→ **Task details**: Output the lines from the top of the entries below to the line with "ax.axhline(0, color='#444444', linewidth=0.8, zorder=2)", both included, exactly and without pictures.

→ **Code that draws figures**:
╔══

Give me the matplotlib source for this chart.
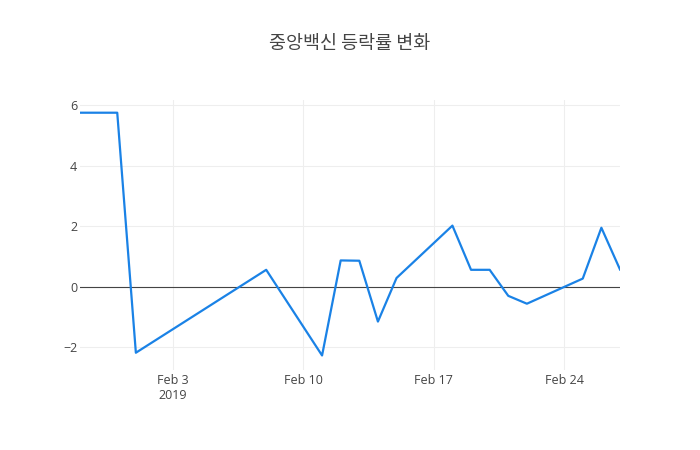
import matplotlib.pyplot as plt
import matplotlib.dates as mdates
import pandas as pd

dates = ['2019-01-29', '2019-01-31', '2019-02-01', '2019-02-08', '2019-02-11',
         '2019-02-12', '2019-02-13', '2019-02-14', '2019-02-15', '2019-02-18',
         '2019-02-19', '2019-02-20', '2019-02-21', '2019-02-22', '2019-02-25',
         '2019-02-26', '2019-02-27']
rates = [5.75, 5.75, -2.18, 0.56, -2.27,
         0.87, 0.86, -1.15, 0.29, 2.02,
         0.56, 0.56, -0.30, -0.56, 0.27,
         1.95, 0.57]
tick_dates = ['2019-02-03', '2019-02-10', '2019-02-17', '2019-02-24']
tick_labels = ['Feb 3\n2019', 'Feb 10', 'Feb 17', 'Feb 24']
title = '중앙백신 등락률 변화'

x = pd.to_datetime(dates)

plt.rcParams['font.family'] = ['Open Sans', 'Noto Sans CJK KR', 'DejaVu Sans']

fig = plt.figure(figsize=(7, 4.5), dpi=100)
ax = fig.add_axes([80 / 700, 80 / 450, 540 / 700, 270 / 450])

# plotly-like widths: 2px line, 1px zero line and grid
ax.plot(x, rates, color='#1a82e6', linewidth=1.6, zorder=3)
ax.axhline(0, color='#444444', linewidth=0.8, zorder=2)

ax.set_xlim(x[0], x[-1])
ax.set_ylim(-2.75, 6.17)
ax.set_yticks([-2, 0, 2, 4, 6])
ax.set_yticklabels(['\u22122', '0', '2', '4', '6'])
ax.set_xticks(pd.to_datetime(tick_dates))
ax.set_xticklabels(tick_labels, linespacing=1.15)

ax.grid(True, color='#eeeeee', linewidth=0.8, zorder=0)
for s in ax.spines.values():
    s.set_visible(False)
ax.tick_params(length=0, labelsize=9, labelcolor='#444444')
ax.tick_params(axis='x', pad=3)
ax.tick_params(axis='y', pad=2)

fig.text(0.5, 1 - 44 / 450, title, ha='center', va='center', fontsize=13.3,
         color='#444444', family=['Noto Sans CJK KR', 'DejaVu Sans'])

fig.savefig('out.png', dpi=100)
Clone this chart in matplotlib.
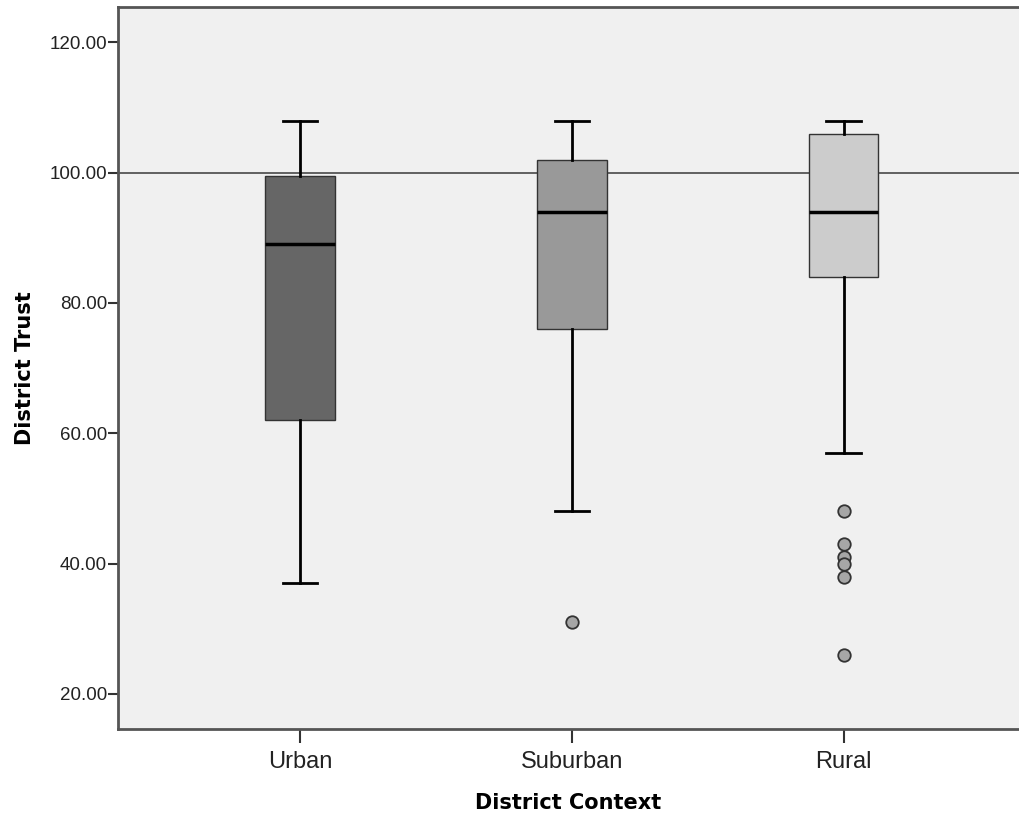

╚══

→ **Exercise answer**:
Give me the matplotlib source for this chart.
import matplotlib.pyplot as plt
import matplotlib.dates as mdates
import pandas as pd

dates = ['2019-01-29', '2019-01-31', '2019-02-01', '2019-02-08', '2019-02-11',
         '2019-02-12', '2019-02-13', '2019-02-14', '2019-02-15', '2019-02-18',
         '2019-02-19', '2019-02-20', '2019-02-21', '2019-02-22', '2019-02-25',
         '2019-02-26', '2019-02-27']
rates = [5.75, 5.75, -2.18, 0.56, -2.27,
         0.87, 0.86, -1.15, 0.29, 2.02,
         0.56, 0.56, -0.30, -0.56, 0.27,
         1.95, 0.57]
tick_dates = ['2019-02-03', '2019-02-10', '2019-02-17', '2019-02-24']
tick_labels = ['Feb 3\n2019', 'Feb 10', 'Feb 17', 'Feb 24']
title = '중앙백신 등락률 변화'

x = pd.to_datetime(dates)

plt.rcParams['font.family'] = ['Open Sans', 'Noto Sans CJK KR', 'DejaVu Sans']

fig = plt.figure(figsize=(7, 4.5), dpi=100)
ax = fig.add_axes([80 / 700, 80 / 450, 540 / 700, 270 / 450])

# plotly-like widths: 2px line, 1px zero line and grid
ax.plot(x, rates, color='#1a82e6', linewidth=1.6, zorder=3)
ax.axhline(0, color='#444444', linewidth=0.8, zorder=2)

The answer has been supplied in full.